Dictionaries and strings

Hans Petter Langtangen [1, 2]

[1] Center for Biomedical Computing, Simula Research Laboratory
[2] Department of Informatics, University of Oslo

Dec 15, 2014

Table of contents

Dictionaries
      Making dictionaries
      Dictionary operations
            Remark
      Example: Polynomials as dictionaries
      Dictionaries with default values and ordering
            Dictionaries with default values
            Ordered dictionaries
      Example: File data in dictionaries
            Problem
            Solution
      Example: File data in nested dictionaries
            Problem
            Algorithm
            Implementation
            Dissection
      Example: Reading and plotting data recorded at specific dates
            Problem
            Solution
Strings
      Common operations on strings
            Substring specification
            Searching for substrings
            Substitution
            String splitting
            Upper and lower case
            Strings are constant
            Strings with digits only
            Whitespace
            Joining strings
      Example: Reading pairs of numbers
            Problem
            Solution
      Example: Reading coordinates
            Problem
            Solution 1: substring extraction
            Solution 2: string search
            Solution 3: string split
Reading data from web pages
      About web pages
      How to access web pages in programs
            Alternative 1
            Alternative 2
      Example: Reading pure text files
      Example: Extracting data from HTML
      Handling non-English text
Reading and writing spreadsheet files
      CSV files
      Reading CSV files
      Processing spreadsheet data
      Writing CSV files
            Remark
      Representing number cells with Numerical Python arrays
      Using more high-level Numerical Python functionality
Summary
      Chapter topics
            Dictionaries
            Strings
            Downloading Internet files
            Terminology
      Example: A file database
            Problem
            Solution
Exercises
      Exercise 1: Make a dictionary from a table
      Exercise 2: Explore syntax differences: lists vs. dicts
      Exercise 3: Use string operations to improve a program
      Exercise 4: Interpret output from a program
      Exercise 5: Make a nested dictionary from a file
      Exercise 6: Make a nested dictionary from a file
      Exercise 7: Compare data structures for polynomials
      Exercise 8: Compute the derivative of a polynomial
      Exercise 9: Specify functions on the command line
      Exercise 10: Interpret function specifications
      Exercise 11: Compare average temperatures in cities
References

The present chapter addresses many techniques for interpreting information in files and storing the data in convenient Python objects for further data analysis. A particularly handy object for many purposes is the dictionary, which maps objects to objects, very often strings to various kinds of data that later can be looked up through the strings. The section Dictionaries is devoted to dictionaries.

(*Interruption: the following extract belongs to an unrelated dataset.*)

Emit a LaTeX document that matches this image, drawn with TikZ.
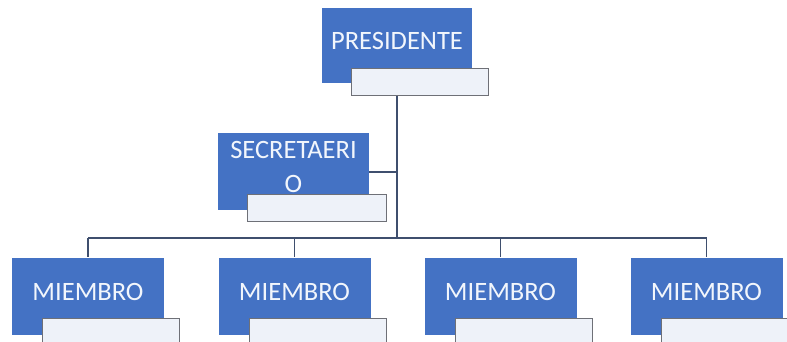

Information in files often appear as pure text, so to interpret and extract data from files it is sometimes necessary to carry out sophisticated operations on the text. Python strings have many methods for performing such operations, and the most important functionality is described in the section Strings.

The World Wide Web is full of information and scientific data that may be useful to access from a program. The section Reading data from web pages tells you how to read web pages from a program and interpret the contents using string operations.

Working with data often involves spreadsheets. Python programs not only need to extract data from spreadsheet files, but it can be advantageous and convenient to actually to the data processing in a Python program rather than in a spreadsheet program like Microsoft Excel or LibreOffice. The section Reading and writing spreadsheet files goes through relevant techniques for reading and writing files in the common CSV format for spreadsheets.

The present chapter builds on fundamental programming concepts such as loops, lists, arrays, if tests, command-line arguments, and curve plotting. The folder src/files contains all the relevant program example files and associated data files.